Marica Pook, MD, is a full-time hospitalist in Superior, Colo., and president of ExtraMD PC, a company that provides short-term physician staffing. Her start-up was quite simple. “I’ve been a hospitalist for seven years now, and of course part of my job is to call primary care physicians about patients,” Dr. Pook says. “I started thinking about what it’s like for those physicians and how they can get some help when they’re at their busiest.”
She decided to provide that help. In 2004 she used her contacts to start a kind of mini locum tenens job, working for different physician groups and hospitals. “Nine months into it, I started bringing in other physicians,” she says. Today, the business is thriving, with a growing number of local physicians involved, as well as some much-needed staff.
“I have an excellent bookkeeper, who does all the financials, invoicing, and budgeting—almost like a controller,” says Dr. Pook. “And I just hired a virtual assistant last week. I’ve found that it works best when I farm out the calling and scheduling and I just focus on the marketing. And I include talking to the physicians in that.”
So how do you begin your transformation from hospitalist to hospitalist-entrepreneur?
“The basic steps begin with identifying whether this is an escapist fantasy or a deep, abiding interest,” stresses Dr. Kennealy. “It will take a deep interest to get you through the difficult times—it’s a real commitment.”
Once you determine you’re willing to invest time and expense in your own business, Dr. Kennealy advises you to assess your skills and acquire any new ones you’ll need. One way is to meet businesspeople, learn how they think, and understand the language of business. You can also study business and marketing books and journals or take business courses.
“I think physicians don’t know how to run a business,” says Dr. Pook. “We’re not trained to do this. What really helped me was a business coach. I’d advise others to either get a coach or get hooked up with someone who knows a lot about business.”
Before you make too deep a commitment, consider an important component. “You need some sense of the marketplace,” says Dr. Kennealy. Who will buy your product or service? Is there enough interest to support your efforts? What is the competition like in your area?
The next step, she says, is to develop a business plan. “There are free resources available at SCORE.org [the Web site of SCORE, Counselors to America’s Small Business],” she says. “As you start on your plan, you may see that you require further analysis. You need to close those knowledge gaps before you start the business.”

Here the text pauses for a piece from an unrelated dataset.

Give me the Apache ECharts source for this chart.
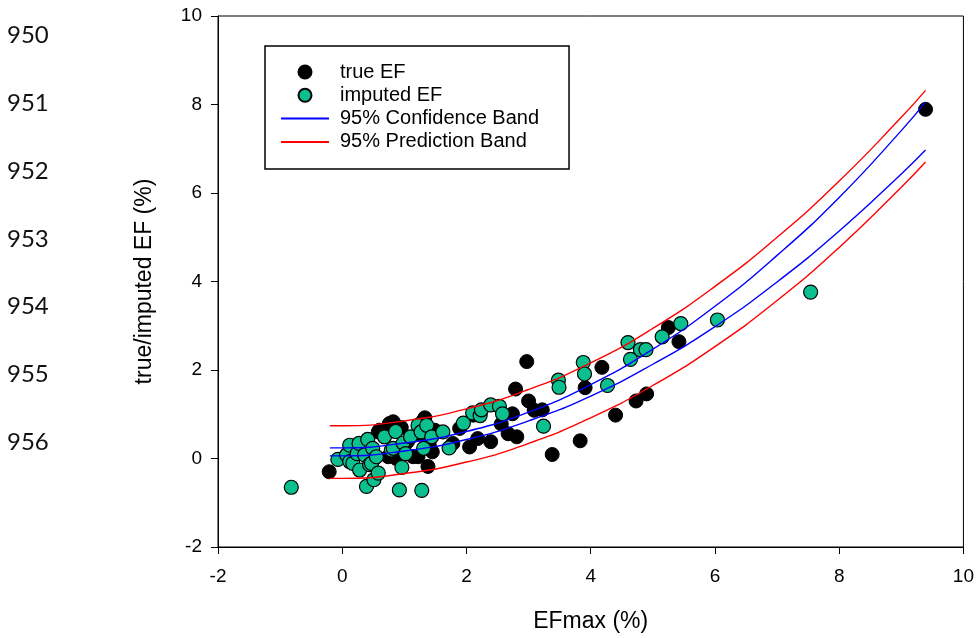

And finally, you have to have marketing savvy to make it work. “Wrap it all up in a sound marketing plan,” concludes Dr. Kennealy. “How will you reach your target audience, and how will you do it efficiently? You must learn the art of marketing, and most physicians don’t have a clue. You have to shift your thinking from a physician whose patients basically come flocking to someone who has to attract and keep customers.” TH
Jane Jerrard also writes “Public Policy” for The Hospitalist.